◆ **SUPPLIED RECORDS**:
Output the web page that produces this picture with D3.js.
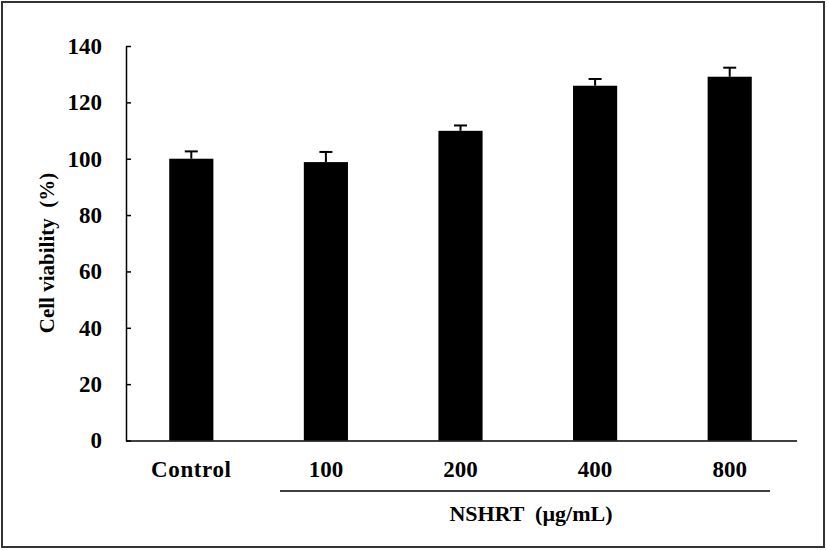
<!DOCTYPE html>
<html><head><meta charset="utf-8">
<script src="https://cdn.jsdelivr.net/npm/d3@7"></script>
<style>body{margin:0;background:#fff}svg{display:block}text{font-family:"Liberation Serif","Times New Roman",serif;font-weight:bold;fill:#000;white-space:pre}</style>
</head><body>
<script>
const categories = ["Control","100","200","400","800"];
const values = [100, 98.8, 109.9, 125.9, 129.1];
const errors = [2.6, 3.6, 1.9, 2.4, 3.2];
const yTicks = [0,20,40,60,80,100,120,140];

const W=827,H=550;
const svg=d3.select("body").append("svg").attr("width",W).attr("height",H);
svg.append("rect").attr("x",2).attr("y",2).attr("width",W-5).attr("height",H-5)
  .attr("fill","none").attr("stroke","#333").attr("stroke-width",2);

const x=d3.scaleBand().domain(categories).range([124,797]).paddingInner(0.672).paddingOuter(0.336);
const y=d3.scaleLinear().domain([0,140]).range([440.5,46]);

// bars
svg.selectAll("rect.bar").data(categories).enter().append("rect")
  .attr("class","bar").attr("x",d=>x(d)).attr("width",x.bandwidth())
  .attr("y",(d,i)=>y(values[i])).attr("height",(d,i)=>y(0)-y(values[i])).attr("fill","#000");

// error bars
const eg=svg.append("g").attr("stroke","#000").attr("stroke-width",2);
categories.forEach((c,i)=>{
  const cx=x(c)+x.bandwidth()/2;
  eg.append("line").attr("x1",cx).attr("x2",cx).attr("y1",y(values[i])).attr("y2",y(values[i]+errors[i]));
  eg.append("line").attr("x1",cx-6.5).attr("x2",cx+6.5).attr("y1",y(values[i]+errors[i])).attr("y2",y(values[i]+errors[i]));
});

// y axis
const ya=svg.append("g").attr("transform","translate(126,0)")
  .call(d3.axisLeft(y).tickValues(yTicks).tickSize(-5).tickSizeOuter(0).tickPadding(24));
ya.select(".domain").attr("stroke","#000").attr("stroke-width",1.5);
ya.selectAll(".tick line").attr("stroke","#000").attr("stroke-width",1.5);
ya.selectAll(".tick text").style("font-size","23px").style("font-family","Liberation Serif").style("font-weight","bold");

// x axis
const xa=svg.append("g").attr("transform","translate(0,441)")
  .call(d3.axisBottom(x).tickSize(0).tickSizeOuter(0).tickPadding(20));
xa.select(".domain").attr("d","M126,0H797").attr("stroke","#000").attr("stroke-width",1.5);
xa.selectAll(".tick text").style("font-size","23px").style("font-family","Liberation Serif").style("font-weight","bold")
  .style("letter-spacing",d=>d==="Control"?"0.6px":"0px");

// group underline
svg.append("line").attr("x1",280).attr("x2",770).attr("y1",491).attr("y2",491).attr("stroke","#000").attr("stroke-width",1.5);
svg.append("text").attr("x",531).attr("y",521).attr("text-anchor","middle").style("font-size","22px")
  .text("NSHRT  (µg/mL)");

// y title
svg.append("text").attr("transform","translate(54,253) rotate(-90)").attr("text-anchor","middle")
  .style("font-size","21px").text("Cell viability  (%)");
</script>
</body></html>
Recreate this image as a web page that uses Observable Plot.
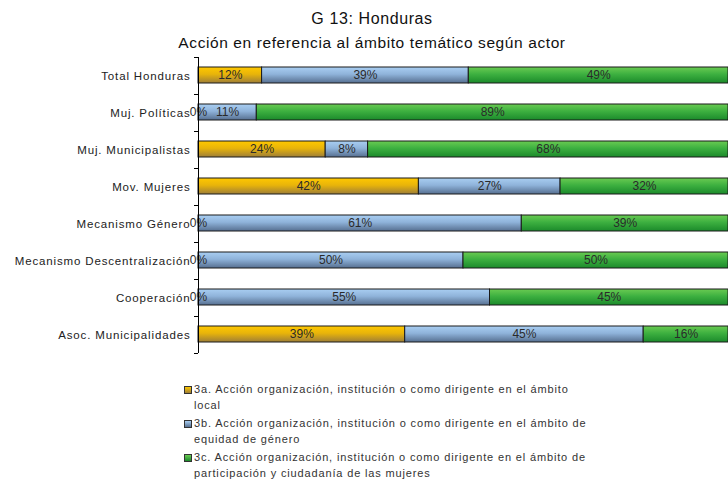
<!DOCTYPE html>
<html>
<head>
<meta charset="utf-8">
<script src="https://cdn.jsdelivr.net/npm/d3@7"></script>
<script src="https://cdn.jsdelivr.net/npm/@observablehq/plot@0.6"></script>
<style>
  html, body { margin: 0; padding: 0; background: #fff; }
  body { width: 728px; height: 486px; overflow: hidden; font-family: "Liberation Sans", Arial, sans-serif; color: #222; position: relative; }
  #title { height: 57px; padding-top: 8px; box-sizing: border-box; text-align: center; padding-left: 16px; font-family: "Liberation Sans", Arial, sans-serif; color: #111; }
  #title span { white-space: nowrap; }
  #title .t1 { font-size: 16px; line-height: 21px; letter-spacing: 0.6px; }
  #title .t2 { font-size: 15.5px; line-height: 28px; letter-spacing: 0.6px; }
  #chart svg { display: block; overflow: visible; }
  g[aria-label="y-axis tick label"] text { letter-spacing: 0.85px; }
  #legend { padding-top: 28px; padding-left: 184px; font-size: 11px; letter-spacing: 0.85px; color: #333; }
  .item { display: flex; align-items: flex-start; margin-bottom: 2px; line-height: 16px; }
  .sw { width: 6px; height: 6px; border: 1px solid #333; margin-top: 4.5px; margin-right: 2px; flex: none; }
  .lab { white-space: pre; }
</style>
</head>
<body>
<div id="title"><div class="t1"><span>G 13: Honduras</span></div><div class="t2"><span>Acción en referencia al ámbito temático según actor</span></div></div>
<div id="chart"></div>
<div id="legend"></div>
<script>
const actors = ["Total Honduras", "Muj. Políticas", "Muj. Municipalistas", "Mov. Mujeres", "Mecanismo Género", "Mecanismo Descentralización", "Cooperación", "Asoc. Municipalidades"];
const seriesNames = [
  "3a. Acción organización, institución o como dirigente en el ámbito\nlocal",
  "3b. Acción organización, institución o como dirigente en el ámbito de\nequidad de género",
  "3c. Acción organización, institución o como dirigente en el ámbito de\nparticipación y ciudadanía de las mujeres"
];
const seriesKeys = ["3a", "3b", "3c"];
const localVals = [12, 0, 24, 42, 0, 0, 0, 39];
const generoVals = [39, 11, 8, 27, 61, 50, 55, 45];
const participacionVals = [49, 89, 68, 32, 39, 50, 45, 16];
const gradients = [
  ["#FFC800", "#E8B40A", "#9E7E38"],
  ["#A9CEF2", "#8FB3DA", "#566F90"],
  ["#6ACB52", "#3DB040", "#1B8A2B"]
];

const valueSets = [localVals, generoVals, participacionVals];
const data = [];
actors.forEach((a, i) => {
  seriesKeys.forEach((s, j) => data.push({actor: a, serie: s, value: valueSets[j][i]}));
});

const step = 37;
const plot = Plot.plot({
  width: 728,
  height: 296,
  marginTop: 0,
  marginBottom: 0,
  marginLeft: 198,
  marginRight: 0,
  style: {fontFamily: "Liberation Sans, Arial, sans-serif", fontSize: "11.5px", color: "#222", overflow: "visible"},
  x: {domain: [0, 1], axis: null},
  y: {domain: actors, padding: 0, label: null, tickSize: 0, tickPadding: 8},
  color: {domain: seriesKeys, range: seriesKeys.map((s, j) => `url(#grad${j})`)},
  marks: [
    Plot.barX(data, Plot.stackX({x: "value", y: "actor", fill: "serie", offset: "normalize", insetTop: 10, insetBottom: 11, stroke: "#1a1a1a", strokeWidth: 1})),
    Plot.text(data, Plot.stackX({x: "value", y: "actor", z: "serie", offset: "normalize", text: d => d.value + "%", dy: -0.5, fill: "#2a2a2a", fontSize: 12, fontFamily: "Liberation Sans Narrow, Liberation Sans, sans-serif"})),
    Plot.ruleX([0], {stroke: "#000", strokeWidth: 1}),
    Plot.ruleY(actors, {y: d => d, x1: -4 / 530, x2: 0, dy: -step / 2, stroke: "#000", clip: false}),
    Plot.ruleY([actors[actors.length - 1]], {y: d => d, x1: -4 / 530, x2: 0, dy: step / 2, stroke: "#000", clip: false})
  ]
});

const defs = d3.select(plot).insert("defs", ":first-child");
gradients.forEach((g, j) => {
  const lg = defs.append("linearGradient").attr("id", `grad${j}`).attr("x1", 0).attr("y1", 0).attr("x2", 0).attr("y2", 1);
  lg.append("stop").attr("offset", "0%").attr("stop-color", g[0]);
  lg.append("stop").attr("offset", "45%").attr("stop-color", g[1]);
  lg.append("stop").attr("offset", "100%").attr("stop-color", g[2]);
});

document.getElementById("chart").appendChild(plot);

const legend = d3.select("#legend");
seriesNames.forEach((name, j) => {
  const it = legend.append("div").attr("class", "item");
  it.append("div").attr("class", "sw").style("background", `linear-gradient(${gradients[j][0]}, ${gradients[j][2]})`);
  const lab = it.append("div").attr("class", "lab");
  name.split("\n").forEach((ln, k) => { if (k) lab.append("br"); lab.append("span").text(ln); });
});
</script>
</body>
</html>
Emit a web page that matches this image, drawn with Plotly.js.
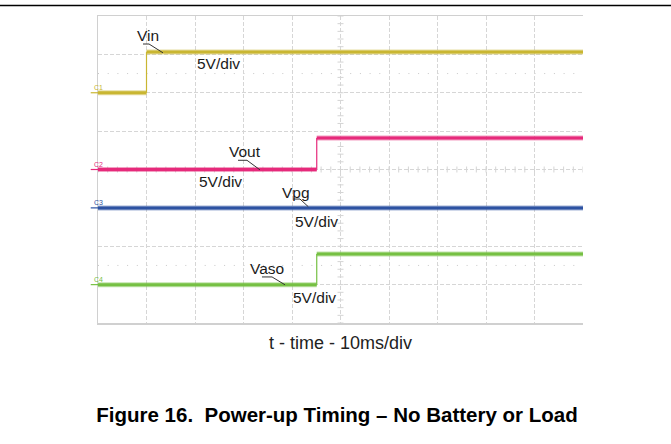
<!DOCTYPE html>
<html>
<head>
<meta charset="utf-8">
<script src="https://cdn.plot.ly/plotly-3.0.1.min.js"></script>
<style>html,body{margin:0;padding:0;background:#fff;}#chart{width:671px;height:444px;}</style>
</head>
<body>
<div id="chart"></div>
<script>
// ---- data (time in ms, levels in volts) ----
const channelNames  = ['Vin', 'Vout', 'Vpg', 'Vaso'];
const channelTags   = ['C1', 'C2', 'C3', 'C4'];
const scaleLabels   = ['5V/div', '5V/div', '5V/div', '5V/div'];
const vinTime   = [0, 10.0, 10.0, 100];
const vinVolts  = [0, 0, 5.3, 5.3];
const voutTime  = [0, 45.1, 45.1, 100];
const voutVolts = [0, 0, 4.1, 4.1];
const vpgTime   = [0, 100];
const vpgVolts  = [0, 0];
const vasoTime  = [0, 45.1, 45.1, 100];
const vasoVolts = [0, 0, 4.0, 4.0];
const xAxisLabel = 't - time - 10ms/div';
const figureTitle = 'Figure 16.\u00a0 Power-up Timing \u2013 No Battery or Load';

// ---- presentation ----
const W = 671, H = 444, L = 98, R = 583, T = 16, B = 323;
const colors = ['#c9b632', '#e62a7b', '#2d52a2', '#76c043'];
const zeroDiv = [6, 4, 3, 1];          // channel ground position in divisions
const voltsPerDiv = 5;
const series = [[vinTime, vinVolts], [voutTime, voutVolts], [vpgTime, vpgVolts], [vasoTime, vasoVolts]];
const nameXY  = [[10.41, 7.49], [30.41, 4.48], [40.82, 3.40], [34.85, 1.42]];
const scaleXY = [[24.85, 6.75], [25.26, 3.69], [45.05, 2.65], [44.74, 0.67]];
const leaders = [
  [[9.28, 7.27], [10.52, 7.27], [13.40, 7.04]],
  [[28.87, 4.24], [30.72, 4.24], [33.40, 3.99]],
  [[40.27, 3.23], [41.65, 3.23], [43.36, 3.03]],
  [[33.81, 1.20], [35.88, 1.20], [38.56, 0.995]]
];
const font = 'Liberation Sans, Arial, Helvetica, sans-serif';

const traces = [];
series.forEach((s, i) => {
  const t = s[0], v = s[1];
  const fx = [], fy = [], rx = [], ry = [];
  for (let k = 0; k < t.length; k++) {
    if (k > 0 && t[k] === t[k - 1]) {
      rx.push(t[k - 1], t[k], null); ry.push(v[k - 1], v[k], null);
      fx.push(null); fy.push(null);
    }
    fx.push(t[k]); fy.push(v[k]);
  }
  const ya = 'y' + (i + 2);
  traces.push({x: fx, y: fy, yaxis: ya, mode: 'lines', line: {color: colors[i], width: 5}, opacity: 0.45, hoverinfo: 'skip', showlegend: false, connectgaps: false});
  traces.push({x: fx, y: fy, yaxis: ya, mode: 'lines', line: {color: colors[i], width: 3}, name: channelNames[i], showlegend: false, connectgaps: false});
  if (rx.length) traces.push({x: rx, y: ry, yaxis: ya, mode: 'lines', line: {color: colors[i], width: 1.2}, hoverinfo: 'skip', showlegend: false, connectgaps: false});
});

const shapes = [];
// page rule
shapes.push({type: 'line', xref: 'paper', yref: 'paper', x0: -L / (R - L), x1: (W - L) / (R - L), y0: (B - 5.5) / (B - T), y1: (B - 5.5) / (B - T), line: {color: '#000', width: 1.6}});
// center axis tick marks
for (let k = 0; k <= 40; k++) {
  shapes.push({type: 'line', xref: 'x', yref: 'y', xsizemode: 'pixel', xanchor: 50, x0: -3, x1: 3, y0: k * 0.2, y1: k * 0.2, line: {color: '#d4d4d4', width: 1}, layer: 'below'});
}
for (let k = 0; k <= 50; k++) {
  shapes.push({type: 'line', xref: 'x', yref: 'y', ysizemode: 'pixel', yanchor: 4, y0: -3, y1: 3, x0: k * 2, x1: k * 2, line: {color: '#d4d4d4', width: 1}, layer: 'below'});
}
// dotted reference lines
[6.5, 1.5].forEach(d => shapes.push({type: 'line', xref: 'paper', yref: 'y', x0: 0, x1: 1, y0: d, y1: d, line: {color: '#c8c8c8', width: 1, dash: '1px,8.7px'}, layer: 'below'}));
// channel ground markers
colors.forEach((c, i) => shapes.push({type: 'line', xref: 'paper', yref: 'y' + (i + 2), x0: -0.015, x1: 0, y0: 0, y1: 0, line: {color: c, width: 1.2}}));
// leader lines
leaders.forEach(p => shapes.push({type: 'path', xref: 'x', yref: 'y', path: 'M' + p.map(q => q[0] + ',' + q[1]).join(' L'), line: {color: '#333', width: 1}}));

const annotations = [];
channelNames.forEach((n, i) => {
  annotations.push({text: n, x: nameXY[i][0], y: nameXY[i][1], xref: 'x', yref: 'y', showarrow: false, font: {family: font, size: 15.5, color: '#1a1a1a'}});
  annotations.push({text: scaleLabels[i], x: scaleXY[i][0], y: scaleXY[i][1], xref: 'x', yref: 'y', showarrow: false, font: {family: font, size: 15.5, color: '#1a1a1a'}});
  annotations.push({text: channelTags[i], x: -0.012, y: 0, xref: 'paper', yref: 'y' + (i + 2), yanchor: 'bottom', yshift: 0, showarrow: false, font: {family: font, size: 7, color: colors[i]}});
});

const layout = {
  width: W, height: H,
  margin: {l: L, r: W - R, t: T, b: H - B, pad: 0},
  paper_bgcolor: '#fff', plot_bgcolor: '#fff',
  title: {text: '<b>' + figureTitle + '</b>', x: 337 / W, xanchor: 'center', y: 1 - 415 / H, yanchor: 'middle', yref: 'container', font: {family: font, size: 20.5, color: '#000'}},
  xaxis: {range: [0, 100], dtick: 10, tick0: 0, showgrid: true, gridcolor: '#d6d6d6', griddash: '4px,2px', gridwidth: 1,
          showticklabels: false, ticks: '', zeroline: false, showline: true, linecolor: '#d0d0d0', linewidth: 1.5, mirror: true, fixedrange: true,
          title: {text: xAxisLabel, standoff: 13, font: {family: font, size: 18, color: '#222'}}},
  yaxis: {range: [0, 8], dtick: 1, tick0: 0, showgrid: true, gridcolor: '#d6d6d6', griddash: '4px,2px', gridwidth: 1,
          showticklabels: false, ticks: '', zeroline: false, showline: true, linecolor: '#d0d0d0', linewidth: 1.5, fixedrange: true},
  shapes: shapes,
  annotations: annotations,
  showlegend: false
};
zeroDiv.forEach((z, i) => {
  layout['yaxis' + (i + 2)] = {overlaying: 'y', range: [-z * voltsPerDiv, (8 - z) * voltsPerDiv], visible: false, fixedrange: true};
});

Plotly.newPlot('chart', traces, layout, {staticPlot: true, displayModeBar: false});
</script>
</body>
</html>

◆ **WHAT TO DO**:
Repeat only the lines running from "Emit a web page" to "const font = 'Liberation", ends included, and leave the pictures out.

◆ **WRITTEN ANSWER**:
Emit a web page that matches this image, drawn with Plotly.js.
<!DOCTYPE html>
<html>
<head>
<meta charset="utf-8">
<script src="https://cdn.plot.ly/plotly-3.0.1.min.js"></script>
<style>html,body{margin:0;padding:0;background:#fff;}#chart{width:671px;height:444px;}</style>
</head>
<body>
<div id="chart"></div>
<script>
// ---- data (time in ms, levels in volts) ----
const channelNames  = ['Vin', 'Vout', 'Vpg', 'Vaso'];
const channelTags   = ['C1', 'C2', 'C3', 'C4'];
const scaleLabels   = ['5V/div', '5V/div', '5V/div', '5V/div'];
const vinTime   = [0, 10.0, 10.0, 100];
const vinVolts  = [0, 0, 5.3, 5.3];
const voutTime  = [0, 45.1, 45.1, 100];
const voutVolts = [0, 0, 4.1, 4.1];
const vpgTime   = [0, 100];
const vpgVolts  = [0, 0];
const vasoTime  = [0, 45.1, 45.1, 100];
const vasoVolts = [0, 0, 4.0, 4.0];
const xAxisLabel = 't - time - 10ms/div';
const figureTitle = 'Figure 16.\u00a0 Power-up Timing \u2013 No Battery or Load';

// ---- presentation ----
const W = 671, H = 444, L = 98, R = 583, T = 16, B = 323;
const colors = ['#c9b632', '#e62a7b', '#2d52a2', '#76c043'];
const zeroDiv = [6, 4, 3, 1];          // channel ground position in divisions
const voltsPerDiv = 5;
const series = [[vinTime, vinVolts], [voutTime, voutVolts], [vpgTime, vpgVolts], [vasoTime, vasoVolts]];
const nameXY  = [[10.41, 7.49], [30.41, 4.48], [40.82, 3.40], [34.85, 1.42]];
const scaleXY = [[24.85, 6.75], [25.26, 3.69], [45.05, 2.65], [44.74, 0.67]];
const leaders = [
  [[9.28, 7.27], [10.52, 7.27], [13.40, 7.04]],
  [[28.87, 4.24], [30.72, 4.24], [33.40, 3.99]],
  [[40.27, 3.23], [41.65, 3.23], [43.36, 3.03]],
  [[33.81, 1.20], [35.88, 1.20], [38.56, 0.995]]
];
const font = 'Liberation Sans, Arial, Helvetica, sans-serif';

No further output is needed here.